The pilgrimage was at a time of a global surge
Much to their relief, experts are reporting that no measles cases were reported during and after the 2019 Hajj even though it was a time when the infection was surging globally.
This was highlighted in correspondence on The Lancet by experts Saber Yezli and Kingsley Bieh of the Global Centre for Mass Gatherings Medicine, Ministry of Health, Riyadh and Anas Khan also of the Department of Emergency Medicine, College of Medicine, King Saud University in the November edition.
Other experts had initially feared that six countries, including Pakistan, would bring at least 110 measles importations during the Hajj this year. The other countries on the list were Yemen, India, Nigeria, Indonesia and Sudan. The warning was that there would be a big outbreak at the end of Hajj and the pilgrims would spread it to their home countries when they returned.
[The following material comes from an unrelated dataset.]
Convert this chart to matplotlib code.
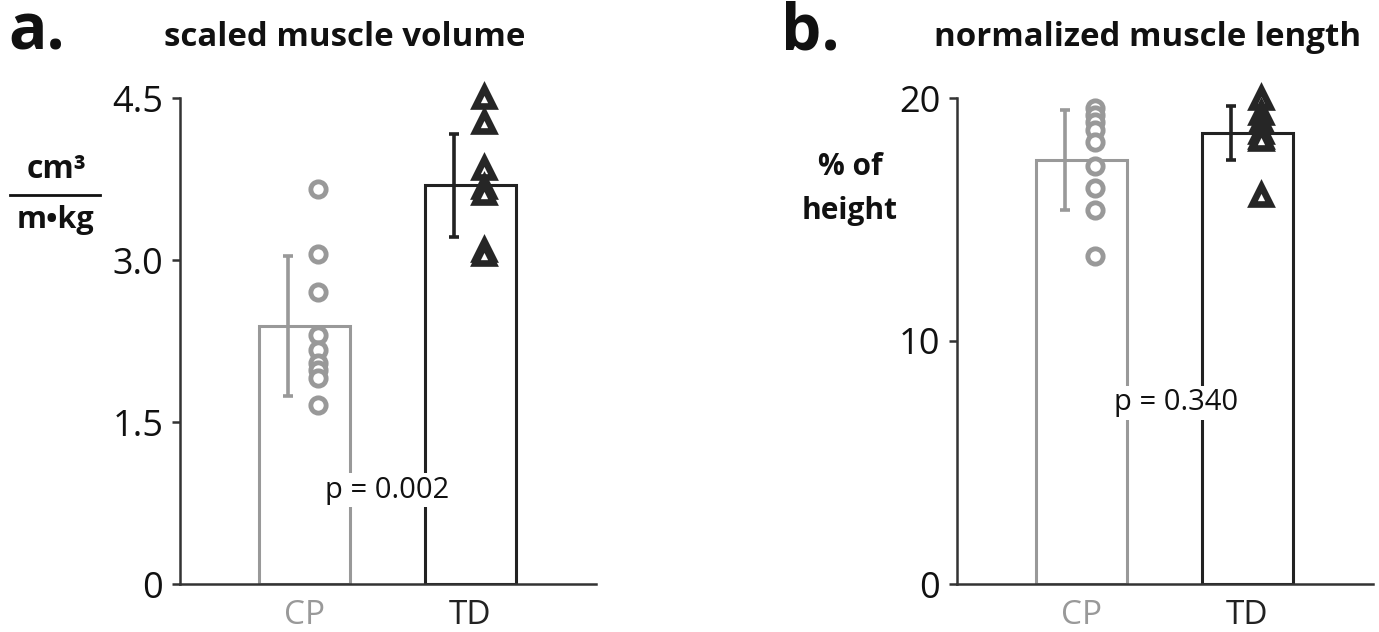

The majority of pilgrims this year were international, 74% out of 2.4 million people who attended. There were about 0.7m pilgrims from the list of six high-alert countries. But, the experts said, “No cases of measles or outbreaks of infectious diseases were reported during the 2019 Hajj, from early July when pilgrims started arriving in the country until the pilgrimage officially ended in mid-August.”
Saudi Arabia had been bracing for this. There were vaccination requirements, awareness campaigns before and during the Hajj. People were stopped at the points of entry to the kingdom. The Saudi health authorities had a new stronger surveillance system and for the first time a Hajj early warning system (HEWS).